REQUEST - Quote the listing below in its entirety, omitting every image.

==========

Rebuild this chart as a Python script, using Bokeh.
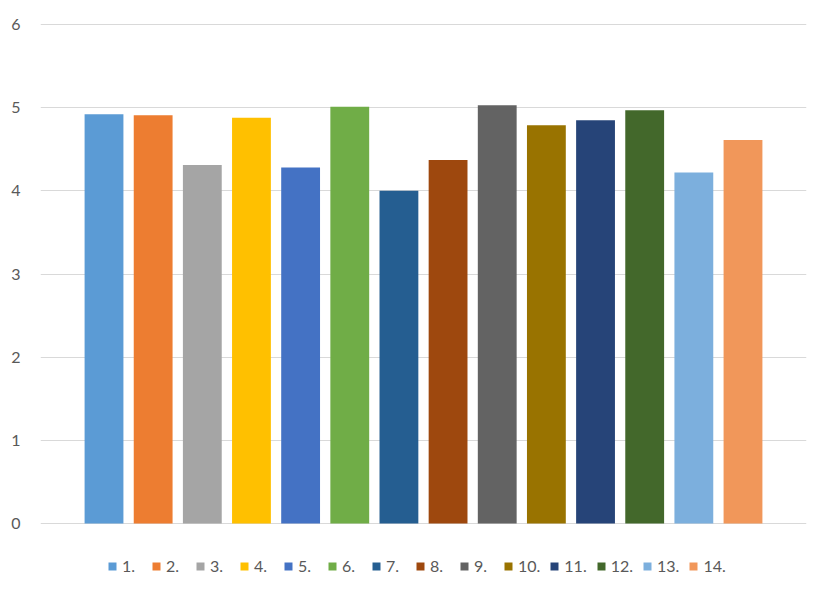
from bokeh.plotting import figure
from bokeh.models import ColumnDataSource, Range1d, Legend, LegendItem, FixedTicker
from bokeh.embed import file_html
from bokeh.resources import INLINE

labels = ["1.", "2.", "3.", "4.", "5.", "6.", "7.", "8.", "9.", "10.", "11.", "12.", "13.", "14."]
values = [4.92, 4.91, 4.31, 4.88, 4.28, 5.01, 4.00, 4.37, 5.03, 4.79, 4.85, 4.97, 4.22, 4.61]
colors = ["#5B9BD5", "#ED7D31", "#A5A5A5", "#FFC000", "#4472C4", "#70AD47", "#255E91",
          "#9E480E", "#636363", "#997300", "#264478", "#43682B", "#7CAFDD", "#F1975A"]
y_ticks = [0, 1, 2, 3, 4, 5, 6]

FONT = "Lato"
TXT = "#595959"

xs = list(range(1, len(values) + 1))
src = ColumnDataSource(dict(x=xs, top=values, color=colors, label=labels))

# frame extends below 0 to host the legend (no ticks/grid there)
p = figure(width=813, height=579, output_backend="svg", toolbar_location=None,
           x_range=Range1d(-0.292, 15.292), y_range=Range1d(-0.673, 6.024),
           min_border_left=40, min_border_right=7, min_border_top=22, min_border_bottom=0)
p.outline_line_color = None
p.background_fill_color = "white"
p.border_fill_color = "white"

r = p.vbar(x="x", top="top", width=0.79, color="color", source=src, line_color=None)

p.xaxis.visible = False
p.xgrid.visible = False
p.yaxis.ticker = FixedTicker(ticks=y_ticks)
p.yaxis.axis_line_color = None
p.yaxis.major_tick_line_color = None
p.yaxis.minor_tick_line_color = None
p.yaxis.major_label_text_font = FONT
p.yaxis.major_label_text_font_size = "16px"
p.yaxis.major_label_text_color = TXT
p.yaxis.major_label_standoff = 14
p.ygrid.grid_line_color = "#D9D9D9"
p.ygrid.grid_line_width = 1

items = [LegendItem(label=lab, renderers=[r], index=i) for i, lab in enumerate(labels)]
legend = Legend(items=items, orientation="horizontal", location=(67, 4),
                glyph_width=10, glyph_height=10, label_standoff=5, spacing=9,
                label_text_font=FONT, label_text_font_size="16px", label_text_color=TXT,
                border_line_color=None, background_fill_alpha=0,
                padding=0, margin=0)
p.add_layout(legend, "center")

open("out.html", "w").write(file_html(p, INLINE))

==========

ANSWER TO THIS PROBLEM -
Rebuild this chart as a Python script, using Bokeh.
from bokeh.plotting import figure
from bokeh.models import ColumnDataSource, Range1d, Legend, LegendItem, FixedTicker
from bokeh.embed import file_html
from bokeh.resources import INLINE

labels = ["1.", "2.", "3.", "4.", "5.", "6.", "7.", "8.", "9.", "10.", "11.", "12.", "13.", "14."]
values = [4.92, 4.91, 4.31, 4.88, 4.28, 5.01, 4.00, 4.37, 5.03, 4.79, 4.85, 4.97, 4.22, 4.61]
colors = ["#5B9BD5", "#ED7D31", "#A5A5A5", "#FFC000", "#4472C4", "#70AD47", "#255E91",
          "#9E480E", "#636363", "#997300", "#264478", "#43682B", "#7CAFDD", "#F1975A"]
y_ticks = [0, 1, 2, 3, 4, 5, 6]

FONT = "Lato"
TXT = "#595959"

xs = list(range(1, len(values) + 1))
src = ColumnDataSource(dict(x=xs, top=values, color=colors, label=labels))

# frame extends below 0 to host the legend (no ticks/grid there)
p = figure(width=813, height=579, output_backend="svg", toolbar_location=None,
           x_range=Range1d(-0.292, 15.292), y_range=Range1d(-0.673, 6.024),
           min_border_left=40, min_border_right=7, min_border_top=22, min_border_bottom=0)
p.outline_line_color = None
p.background_fill_color = "white"
p.border_fill_color = "white"

r = p.vbar(x="x", top="top", width=0.79, color="color", source=src, line_color=None)

p.xaxis.visible = False
p.xgrid.visible = False
p.yaxis.ticker = FixedTicker(ticks=y_ticks)
p.yaxis.axis_line_color = None
p.yaxis.major_tick_line_color = None
p.yaxis.minor_tick_line_color = None
p.yaxis.major_label_text_font = FONT
p.yaxis.major_label_text_font_size = "16px"
p.yaxis.major_label_text_color = TXT
p.yaxis.major_label_standoff = 14
p.ygrid.grid_line_color = "#D9D9D9"
p.ygrid.grid_line_width = 1

items = [LegendItem(label=lab, renderers=[r], index=i) for i, lab in enumerate(labels)]
legend = Legend(items=items, orientation="horizontal", location=(67, 4),
                glyph_width=10, glyph_height=10, label_standoff=5, spacing=9,
                label_text_font=FONT, label_text_font_size="16px", label_text_color=TXT,
                border_line_color=None, background_fill_alpha=0,
                padding=0, margin=0)
p.add_layout(legend, "center")

open("out.html", "w").write(file_html(p, INLINE))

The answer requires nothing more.